● **GIVEN DATA**
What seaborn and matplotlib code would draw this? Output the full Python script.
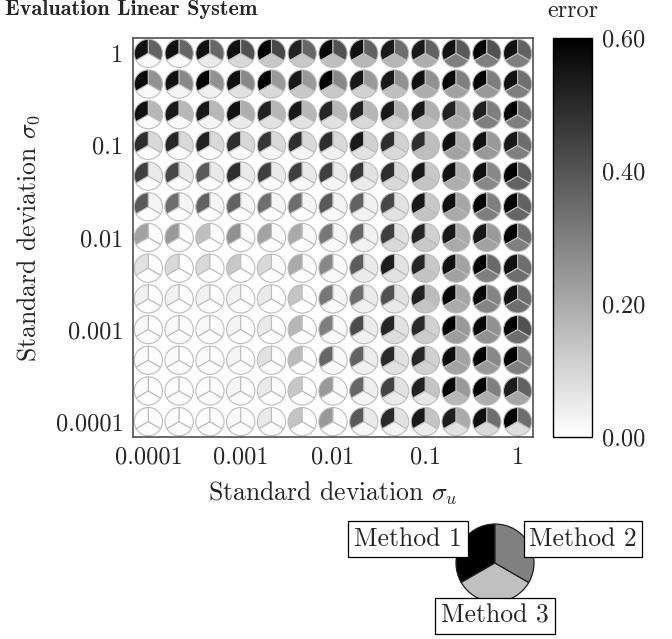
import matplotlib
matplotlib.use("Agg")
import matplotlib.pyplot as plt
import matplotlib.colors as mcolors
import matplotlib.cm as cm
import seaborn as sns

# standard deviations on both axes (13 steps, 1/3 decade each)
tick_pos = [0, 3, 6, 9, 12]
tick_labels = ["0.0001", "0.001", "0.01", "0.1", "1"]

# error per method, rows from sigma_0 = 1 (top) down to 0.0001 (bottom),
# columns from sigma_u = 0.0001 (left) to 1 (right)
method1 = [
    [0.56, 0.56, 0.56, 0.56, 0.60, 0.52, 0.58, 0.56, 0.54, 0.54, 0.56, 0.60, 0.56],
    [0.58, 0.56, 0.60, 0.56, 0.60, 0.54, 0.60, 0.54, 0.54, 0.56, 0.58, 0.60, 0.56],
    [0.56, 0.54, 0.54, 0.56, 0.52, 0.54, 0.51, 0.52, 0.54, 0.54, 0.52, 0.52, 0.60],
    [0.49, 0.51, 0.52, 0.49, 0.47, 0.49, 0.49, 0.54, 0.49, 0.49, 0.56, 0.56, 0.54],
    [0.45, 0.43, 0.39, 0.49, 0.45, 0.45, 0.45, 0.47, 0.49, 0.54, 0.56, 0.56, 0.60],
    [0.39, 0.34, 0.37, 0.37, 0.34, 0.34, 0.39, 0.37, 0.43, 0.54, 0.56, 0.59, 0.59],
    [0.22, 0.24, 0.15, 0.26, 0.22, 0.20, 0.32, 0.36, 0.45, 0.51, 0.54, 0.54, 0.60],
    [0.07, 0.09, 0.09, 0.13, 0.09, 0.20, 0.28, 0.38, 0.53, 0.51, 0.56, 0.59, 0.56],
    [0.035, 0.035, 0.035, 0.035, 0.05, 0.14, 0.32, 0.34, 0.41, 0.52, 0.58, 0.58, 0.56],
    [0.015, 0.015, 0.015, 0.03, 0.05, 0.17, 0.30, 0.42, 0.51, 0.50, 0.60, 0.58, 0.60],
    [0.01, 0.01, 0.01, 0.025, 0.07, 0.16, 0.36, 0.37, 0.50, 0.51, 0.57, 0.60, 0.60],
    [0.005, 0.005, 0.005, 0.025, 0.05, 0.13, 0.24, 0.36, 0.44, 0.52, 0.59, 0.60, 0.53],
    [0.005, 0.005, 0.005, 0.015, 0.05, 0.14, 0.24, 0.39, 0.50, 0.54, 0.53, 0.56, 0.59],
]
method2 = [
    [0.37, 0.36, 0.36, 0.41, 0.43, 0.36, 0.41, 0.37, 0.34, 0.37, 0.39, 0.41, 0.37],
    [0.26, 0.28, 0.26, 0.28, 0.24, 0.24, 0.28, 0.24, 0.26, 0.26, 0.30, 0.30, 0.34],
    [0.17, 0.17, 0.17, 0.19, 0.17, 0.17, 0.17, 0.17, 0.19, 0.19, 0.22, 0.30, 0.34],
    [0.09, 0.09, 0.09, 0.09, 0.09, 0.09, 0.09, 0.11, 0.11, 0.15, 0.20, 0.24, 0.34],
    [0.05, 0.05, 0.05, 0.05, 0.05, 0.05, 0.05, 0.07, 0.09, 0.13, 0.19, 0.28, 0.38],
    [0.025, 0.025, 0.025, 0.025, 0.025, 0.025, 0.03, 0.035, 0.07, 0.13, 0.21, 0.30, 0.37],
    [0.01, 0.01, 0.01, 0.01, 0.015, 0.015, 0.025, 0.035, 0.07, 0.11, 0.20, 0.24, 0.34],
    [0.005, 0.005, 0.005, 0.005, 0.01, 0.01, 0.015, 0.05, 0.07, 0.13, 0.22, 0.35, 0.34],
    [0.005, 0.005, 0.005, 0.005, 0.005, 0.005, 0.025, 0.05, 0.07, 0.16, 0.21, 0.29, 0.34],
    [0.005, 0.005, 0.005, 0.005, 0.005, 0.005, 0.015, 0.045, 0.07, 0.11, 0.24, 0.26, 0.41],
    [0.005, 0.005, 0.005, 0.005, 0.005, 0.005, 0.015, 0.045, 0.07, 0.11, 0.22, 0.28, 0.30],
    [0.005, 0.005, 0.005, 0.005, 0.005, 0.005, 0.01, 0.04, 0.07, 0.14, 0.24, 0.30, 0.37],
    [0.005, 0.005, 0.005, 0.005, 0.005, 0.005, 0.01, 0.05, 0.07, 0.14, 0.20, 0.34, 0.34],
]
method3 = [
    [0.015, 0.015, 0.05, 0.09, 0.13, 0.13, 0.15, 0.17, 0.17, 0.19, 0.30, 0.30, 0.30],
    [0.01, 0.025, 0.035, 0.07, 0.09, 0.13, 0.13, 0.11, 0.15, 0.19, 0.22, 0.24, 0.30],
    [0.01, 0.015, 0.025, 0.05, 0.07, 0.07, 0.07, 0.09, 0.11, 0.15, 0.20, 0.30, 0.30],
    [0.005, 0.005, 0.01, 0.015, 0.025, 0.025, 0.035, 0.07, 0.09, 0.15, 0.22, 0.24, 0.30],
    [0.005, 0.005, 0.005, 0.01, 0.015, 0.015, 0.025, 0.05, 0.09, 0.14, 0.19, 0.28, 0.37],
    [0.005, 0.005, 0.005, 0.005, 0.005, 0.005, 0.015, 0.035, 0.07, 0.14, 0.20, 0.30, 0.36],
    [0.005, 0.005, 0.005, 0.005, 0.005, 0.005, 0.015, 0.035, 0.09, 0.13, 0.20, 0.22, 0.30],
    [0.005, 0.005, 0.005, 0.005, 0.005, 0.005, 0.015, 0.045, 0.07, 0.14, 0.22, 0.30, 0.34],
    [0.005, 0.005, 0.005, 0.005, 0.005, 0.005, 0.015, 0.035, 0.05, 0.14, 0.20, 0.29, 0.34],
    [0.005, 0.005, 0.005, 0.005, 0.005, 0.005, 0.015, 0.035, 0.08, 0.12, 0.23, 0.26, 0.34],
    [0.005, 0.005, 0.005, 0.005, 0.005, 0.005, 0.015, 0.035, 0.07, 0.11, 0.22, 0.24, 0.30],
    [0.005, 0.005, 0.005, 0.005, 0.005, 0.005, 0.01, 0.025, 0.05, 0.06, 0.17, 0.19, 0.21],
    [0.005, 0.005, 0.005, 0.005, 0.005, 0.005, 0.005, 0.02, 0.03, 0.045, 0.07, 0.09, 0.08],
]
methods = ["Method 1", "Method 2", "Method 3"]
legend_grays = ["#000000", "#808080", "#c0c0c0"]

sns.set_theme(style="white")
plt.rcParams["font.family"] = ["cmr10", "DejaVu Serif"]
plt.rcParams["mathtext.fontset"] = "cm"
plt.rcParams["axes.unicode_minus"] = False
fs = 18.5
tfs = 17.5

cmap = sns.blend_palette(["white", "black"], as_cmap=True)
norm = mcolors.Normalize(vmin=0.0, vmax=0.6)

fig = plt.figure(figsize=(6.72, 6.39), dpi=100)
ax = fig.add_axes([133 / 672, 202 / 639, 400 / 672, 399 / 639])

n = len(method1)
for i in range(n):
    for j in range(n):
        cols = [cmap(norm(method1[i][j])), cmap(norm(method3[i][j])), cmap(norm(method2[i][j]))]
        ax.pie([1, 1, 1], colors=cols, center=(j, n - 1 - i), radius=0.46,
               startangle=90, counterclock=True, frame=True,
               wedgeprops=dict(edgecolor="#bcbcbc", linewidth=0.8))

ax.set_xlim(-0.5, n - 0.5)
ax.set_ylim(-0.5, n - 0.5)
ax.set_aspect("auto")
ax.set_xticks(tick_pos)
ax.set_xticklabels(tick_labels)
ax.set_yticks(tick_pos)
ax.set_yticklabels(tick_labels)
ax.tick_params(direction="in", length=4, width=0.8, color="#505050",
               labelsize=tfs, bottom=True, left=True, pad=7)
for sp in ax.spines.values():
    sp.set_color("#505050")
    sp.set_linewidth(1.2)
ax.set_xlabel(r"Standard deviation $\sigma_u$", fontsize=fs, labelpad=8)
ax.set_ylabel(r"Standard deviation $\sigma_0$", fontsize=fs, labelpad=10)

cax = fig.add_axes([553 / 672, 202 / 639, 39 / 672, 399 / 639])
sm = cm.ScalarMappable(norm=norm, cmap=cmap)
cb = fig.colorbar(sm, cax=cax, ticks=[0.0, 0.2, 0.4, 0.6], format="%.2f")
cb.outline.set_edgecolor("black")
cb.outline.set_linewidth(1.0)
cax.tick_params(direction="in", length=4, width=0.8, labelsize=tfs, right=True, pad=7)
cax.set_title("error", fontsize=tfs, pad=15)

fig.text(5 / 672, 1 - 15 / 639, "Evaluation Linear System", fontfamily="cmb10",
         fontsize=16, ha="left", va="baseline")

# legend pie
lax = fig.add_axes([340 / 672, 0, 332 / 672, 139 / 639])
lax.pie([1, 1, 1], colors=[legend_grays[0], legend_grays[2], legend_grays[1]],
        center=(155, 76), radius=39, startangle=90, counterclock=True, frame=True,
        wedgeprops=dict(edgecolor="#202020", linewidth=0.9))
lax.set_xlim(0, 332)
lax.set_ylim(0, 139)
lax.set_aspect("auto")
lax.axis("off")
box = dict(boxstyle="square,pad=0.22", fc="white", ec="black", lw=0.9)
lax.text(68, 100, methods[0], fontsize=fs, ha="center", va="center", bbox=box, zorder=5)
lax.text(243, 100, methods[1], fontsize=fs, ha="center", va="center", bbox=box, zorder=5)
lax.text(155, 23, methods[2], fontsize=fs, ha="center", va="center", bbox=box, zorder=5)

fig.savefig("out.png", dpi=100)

● **PROBLEM**
Everything from the first line to the line with "import seaborn as sns" must be repeated exactly, and nothing else. Leave the pictures out.

● **TASK RESPONSE**
What seaborn and matplotlib code would draw this? Output the full Python script.
import matplotlib
matplotlib.use("Agg")
import matplotlib.pyplot as plt
import matplotlib.colors as mcolors
import matplotlib.cm as cm
import seaborn as sns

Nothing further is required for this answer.